*DIRECTIVE*: Produce an exact transcription of the listing below, omitting the pictures.

*GIVEN INFORMATION*:
┄┄┄┄┄┄┄┄┄┄

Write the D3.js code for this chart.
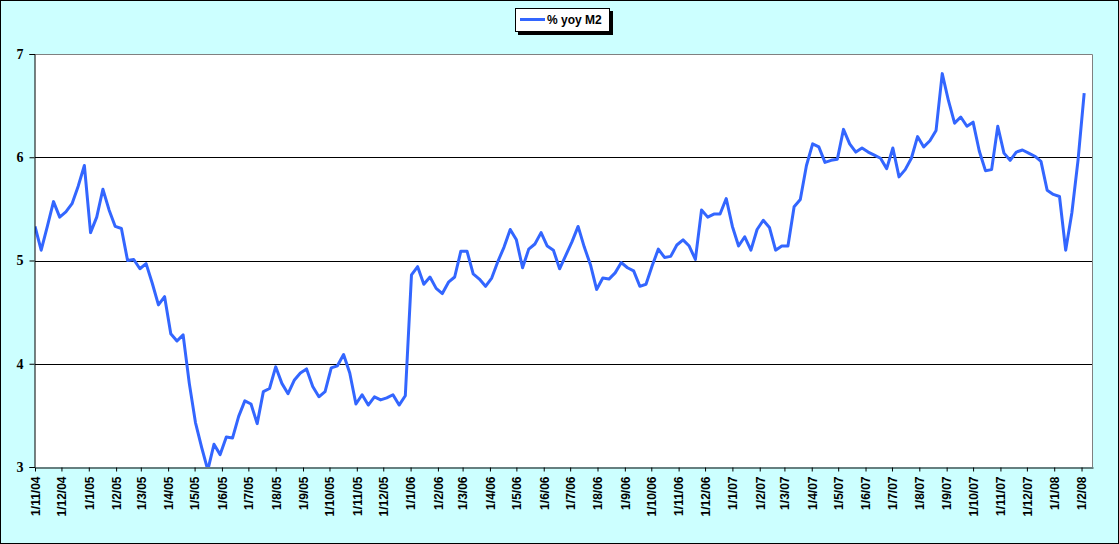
<!DOCTYPE html>
<meta charset="utf-8">
<style>
    body {
        margin: 0;
        background: #fff;
    }

    svg text {
        font-family: "Liberation Sans", Arial, sans-serif;
        font-weight: bold;
        fill: #000;
    }

    .y-axis text {
        font-family: "Liberation Serif", "Times New Roman", serif;
    }
</style>

<body>
    <svg width="1119" height="544"></svg>

    <script src="https://d3js.org/d3.v7.min.js"></script>
    <script>
        // série hebdomadaire (lundi), première semaine le 1/11/04
        const firstWeek = "2004-11-01";
        const seriesName = "% yoy M2";
        const m2Values = [
            5.33, 5.10, 5.33, 5.57, 5.42, 5.47, 5.55, 5.72, 5.92, 5.27,
            5.42, 5.69, 5.49, 5.33, 5.31, 5.00, 5.01, 4.92, 4.97, 4.78,
            4.57, 4.65, 4.29, 4.22, 4.28, 3.81, 3.43, 3.19, 2.97, 3.22,
            3.12, 3.29, 3.28, 3.49, 3.64, 3.61, 3.42, 3.73, 3.76, 3.97,
            3.81, 3.71, 3.84, 3.91, 3.95, 3.78, 3.68, 3.73, 3.96, 3.98,
            4.09, 3.91, 3.61, 3.70, 3.60, 3.68, 3.65, 3.67, 3.70, 3.60,
            3.69, 4.86, 4.94, 4.77, 4.84, 4.73, 4.68, 4.79, 4.84, 5.09,
            5.09, 4.87, 4.82, 4.75, 4.83, 4.99, 5.13, 5.30, 5.20, 4.93,
            5.11, 5.16, 5.27, 5.14, 5.10, 4.92, 5.05, 5.18, 5.33, 5.13,
            4.96, 4.72, 4.83, 4.82, 4.88, 4.98, 4.93, 4.90, 4.75, 4.77,
            4.95, 5.11, 5.03, 5.04, 5.15, 5.20, 5.14, 5.01, 5.49, 5.42,
            5.45, 5.45, 5.60, 5.33, 5.14, 5.23, 5.10, 5.30, 5.39, 5.32,
            5.10, 5.14, 5.14, 5.52, 5.59, 5.92, 6.13, 6.10, 5.95, 5.97,
            5.98, 6.27, 6.13, 6.05, 6.09, 6.05, 6.02, 5.99, 5.89, 6.09,
            5.81, 5.88, 5.99, 6.20, 6.10, 6.16, 6.26, 6.81, 6.55, 6.33,
            6.39, 6.30, 6.34, 6.06, 5.87, 5.88, 6.30, 6.04, 5.97, 6.05,
            6.07, 6.04, 6.01, 5.96, 5.68, 5.64, 5.62, 5.10, 5.46, 5.97,
            6.62
        ];
        const yTicks = [3, 4, 5, 6, 7];
        const gridValues = [4, 5, 6];
        const axisStart = "2004-11-01";
        const axisEnd = "2008-02-14";

        const svg = d3.select("svg");
        const width = +svg.attr("width");
        const height = +svg.attr("height");
        const plot = { left: 35, top: 54, right: 1093, bottom: 467 };

        const parse = d3.timeParse("%Y-%m-%d");
        const start = parse(firstWeek);
        const data = m2Values.map((v, i) => ({ date: d3.timeWeek.offset(start, i), value: v }));

        // fond du graphique
        svg.append("rect")
            .attr("x", 0.5).attr("y", 0.5)
            .attr("width", width - 1).attr("height", height - 1)
            .attr("fill", "#CCFFFF")
            .attr("stroke", "#000");

        svg.append("rect")
            .attr("x", plot.left).attr("y", plot.top)
            .attr("width", plot.right - plot.left)
            .attr("height", plot.bottom - plot.top)
            .attr("fill", "#fff");

        const x = d3.scaleTime()
            .domain([parse(axisStart), parse(axisEnd)])
            .range([plot.left, plot.right]);

        const y = d3.scaleLinear()
            .domain([3, 7])
            .range([plot.bottom, plot.top]);

        // quadrillage
        svg.append("g")
            .selectAll("line")
            .data(gridValues)
            .join("line")
            .attr("x1", plot.left).attr("x2", plot.right)
            .attr("y1", d => Math.round(y(d)) + 0.5)
            .attr("y2", d => Math.round(y(d)) + 0.5)
            .attr("stroke", "#000");

        // bordure grise de la zone de tracé
        svg.append("path")
            .attr("d", `M${plot.left},${plot.top + 0.5}H${plot.right - 0.5}V${plot.bottom}`)
            .attr("fill", "none")
            .attr("stroke", "#808080");

        svg.append("clipPath")
            .attr("id", "plotClip")
            .append("rect")
            .attr("x", plot.left).attr("y", plot.top)
            .attr("width", plot.right - plot.left)
            .attr("height", plot.bottom - plot.top);

        const line = d3.line()
            .x(d => x(d.date))
            .y(d => y(d.value));

        svg.append("path")
            .datum(data)
            .attr("clip-path", "url(#plotClip)")
            .attr("fill", "none")
            .attr("stroke", "#3366FF")
            .attr("stroke-width", 3)
            .attr("stroke-linejoin", "round")
            .attr("d", line);

        // axe Y
        const yAxis = svg.append("g")
            .attr("class", "y-axis")
            .attr("transform", `translate(${plot.left - 0.5},0)`)
            .call(d3.axisLeft(y).tickValues(yTicks).tickSize(5).tickPadding(6).tickFormat(d3.format("d")));
        yAxis.select(".domain").attr("stroke", "#000");
        yAxis.selectAll("text").style("font-size", "14px");

        // axe X : un repère par mois
        const monthTicks = d3.timeMonth.range(parse(axisStart), d3.timeDay.offset(parse(axisEnd), 1));
        const fmt = d3.timeFormat("%-d/%-m/%y");

        const xAxis = svg.append("g")
            .attr("transform", `translate(0,${plot.bottom + 0.5})`)
            .call(d3.axisBottom(x).tickValues(monthTicks).tickSize(4).tickSizeOuter(0).tickFormat(fmt));
        xAxis.select(".domain").attr("stroke", "#000");
        xAxis.selectAll("text")
            .style("font-size", "12px")
            .attr("text-anchor", "end")
            .attr("transform", "rotate(-90)")
            .attr("x", -9)
            .attr("y", 0)
            .attr("dy", "0.36em");

        // légende
        const legend = svg.append("g").attr("transform", "translate(515,8)");
        legend.append("rect")
            .attr("x", 3).attr("y", 3)
            .attr("width", 95).attr("height", 24)
            .attr("fill", "#000");
        legend.append("rect")
            .attr("x", 0.5).attr("y", 0.5)
            .attr("width", 94).attr("height", 23)
            .attr("fill", "#fff")
            .attr("stroke", "#000");
        legend.append("line")
            .attr("x1", 5).attr("x2", 30)
            .attr("y1", 11.5).attr("y2", 11.5)
            .attr("stroke", "#3366FF")
            .attr("stroke-width", 3);
        legend.append("text")
            .attr("x", 32).attr("y", 16)
            .style("font-size", "12px")
            .text(seriesName);
    </script>
</body>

┄┄┄┄┄┄┄┄┄┄

*WRITTEN REPLY*:
Write the D3.js code for this chart.
<!DOCTYPE html>
<meta charset="utf-8">
<style>
    body {
        margin: 0;
        background: #fff;
    }

    svg text {
        font-family: "Liberation Sans", Arial, sans-serif;
        font-weight: bold;
        fill: #000;
    }

    .y-axis text {
        font-family: "Liberation Serif", "Times New Roman", serif;
    }
</style>

<body>
    <svg width="1119" height="544"></svg>

    <script src="https://d3js.org/d3.v7.min.js"></script>
    <script>
        // série hebdomadaire (lundi), première semaine le 1/11/04
        const firstWeek = "2004-11-01";
        const seriesName = "% yoy M2";
        const m2Values = [
            5.33, 5.10, 5.33, 5.57, 5.42, 5.47, 5.55, 5.72, 5.92, 5.27,
            5.42, 5.69, 5.49, 5.33, 5.31, 5.00, 5.01, 4.92, 4.97, 4.78,
            4.57, 4.65, 4.29, 4.22, 4.28, 3.81, 3.43, 3.19, 2.97, 3.22,
            3.12, 3.29, 3.28, 3.49, 3.64, 3.61, 3.42, 3.73, 3.76, 3.97,
            3.81, 3.71, 3.84, 3.91, 3.95, 3.78, 3.68, 3.73, 3.96, 3.98,
            4.09, 3.91, 3.61, 3.70, 3.60, 3.68, 3.65, 3.67, 3.70, 3.60,
            3.69, 4.86, 4.94, 4.77, 4.84, 4.73, 4.68, 4.79, 4.84, 5.09,
            5.09, 4.87, 4.82, 4.75, 4.83, 4.99, 5.13, 5.30, 5.20, 4.93,
            5.11, 5.16, 5.27, 5.14, 5.10, 4.92, 5.05, 5.18, 5.33, 5.13,
            4.96, 4.72, 4.83, 4.82, 4.88, 4.98, 4.93, 4.90, 4.75, 4.77,
            4.95, 5.11, 5.03, 5.04, 5.15, 5.20, 5.14, 5.01, 5.49, 5.42,
            5.45, 5.45, 5.60, 5.33, 5.14, 5.23, 5.10, 5.30, 5.39, 5.32,
            5.10, 5.14, 5.14, 5.52, 5.59, 5.92, 6.13, 6.10, 5.95, 5.97,
            5.98, 6.27, 6.13, 6.05, 6.09, 6.05, 6.02, 5.99, 5.89, 6.09,
            5.81, 5.88, 5.99, 6.20, 6.10, 6.16, 6.26, 6.81, 6.55, 6.33,
            6.39, 6.30, 6.34, 6.06, 5.87, 5.88, 6.30, 6.04, 5.97, 6.05,
            6.07, 6.04, 6.01, 5.96, 5.68, 5.64, 5.62, 5.10, 5.46, 5.97,
            6.62
        ];
        const yTicks = [3, 4, 5, 6, 7];
        const gridValues = [4, 5, 6];
        const axisStart = "2004-11-01";
        const axisEnd = "2008-02-14";

        const svg = d3.select("svg");
        const width = +svg.attr("width");
        const height = +svg.attr("height");
        const plot = { left: 35, top: 54, right: 1093, bottom: 467 };

        const parse = d3.timeParse("%Y-%m-%d");
        const start = parse(firstWeek);
        const data = m2Values.map((v, i) => ({ date: d3.timeWeek.offset(start, i), value: v }));

        // fond du graphique
        svg.append("rect")
            .attr("x", 0.5).attr("y", 0.5)
            .attr("width", width - 1).attr("height", height - 1)
            .attr("fill", "#CCFFFF")
            .attr("stroke", "#000");

        svg.append("rect")
            .attr("x", plot.left).attr("y", plot.top)
            .attr("width", plot.right - plot.left)
            .attr("height", plot.bottom - plot.top)
            .attr("fill", "#fff");

        const x = d3.scaleTime()
            .domain([parse(axisStart), parse(axisEnd)])
            .range([plot.left, plot.right]);

        const y = d3.scaleLinear()
            .domain([3, 7])
            .range([plot.bottom, plot.top]);

        // quadrillage
        svg.append("g")
            .selectAll("line")
            .data(gridValues)
            .join("line")
            .attr("x1", plot.left).attr("x2", plot.right)
            .attr("y1", d => Math.round(y(d)) + 0.5)
            .attr("y2", d => Math.round(y(d)) + 0.5)
            .attr("stroke", "#000");

        // bordure grise de la zone de tracé
        svg.append("path")
            .attr("d", `M${plot.left},${plot.top + 0.5}H${plot.right - 0.5}V${plot.bottom}`)
            .attr("fill", "none")
            .attr("stroke", "#808080");

        svg.append("clipPath")
            .attr("id", "plotClip")
            .append("rect")
            .attr("x", plot.left).attr("y", plot.top)
            .attr("width", plot.right - plot.left)
            .attr("height", plot.bottom - plot.top);

        const line = d3.line()
            .x(d => x(d.date))
            .y(d => y(d.value));

        svg.append("path")
            .datum(data)
            .attr("clip-path", "url(#plotClip)")
            .attr("fill", "none")
            .attr("stroke", "#3366FF")
            .attr("stroke-width", 3)
            .attr("stroke-linejoin", "round")
            .attr("d", line);

        // axe Y
        const yAxis = svg.append("g")
            .attr("class", "y-axis")
            .attr("transform", `translate(${plot.left - 0.5},0)`)
            .call(d3.axisLeft(y).tickValues(yTicks).tickSize(5).tickPadding(6).tickFormat(d3.format("d")));
        yAxis.select(".domain").attr("stroke", "#000");
        yAxis.selectAll("text").style("font-size", "14px");

        // axe X : un repère par mois
        const monthTicks = d3.timeMonth.range(parse(axisStart), d3.timeDay.offset(parse(axisEnd), 1));
        const fmt = d3.timeFormat("%-d/%-m/%y");

        const xAxis = svg.append("g")
            .attr("transform", `translate(0,${plot.bottom + 0.5})`)
            .call(d3.axisBottom(x).tickValues(monthTicks).tickSize(4).tickSizeOuter(0).tickFormat(fmt));
        xAxis.select(".domain").attr("stroke", "#000");
        xAxis.selectAll("text")
            .style("font-size", "12px")
            .attr("text-anchor", "end")
            .attr("transform", "rotate(-90)")
            .attr("x", -9)
            .attr("y", 0)
            .attr("dy", "0.36em");

        // légende
        const legend = svg.append("g").attr("transform", "translate(515,8)");
        legend.append("rect")
            .attr("x", 3).attr("y", 3)
            .attr("width", 95).attr("height", 24)
            .attr("fill", "#000");
        legend.append("rect")
            .attr("x", 0.5).attr("y", 0.5)
            .attr("width", 94).attr("height", 23)
            .attr("fill", "#fff")
            .attr("stroke", "#000");
        legend.append("line")
            .attr("x1", 5).attr("x2", 30)
            .attr("y1", 11.5).attr("y2", 11.5)
            .attr("stroke", "#3366FF")
            .attr("stroke-width", 3);
        legend.append("text")
            .attr("x", 32).attr("y", 16)
            .style("font-size", "12px")
            .text(seriesName);
    </script>
</body>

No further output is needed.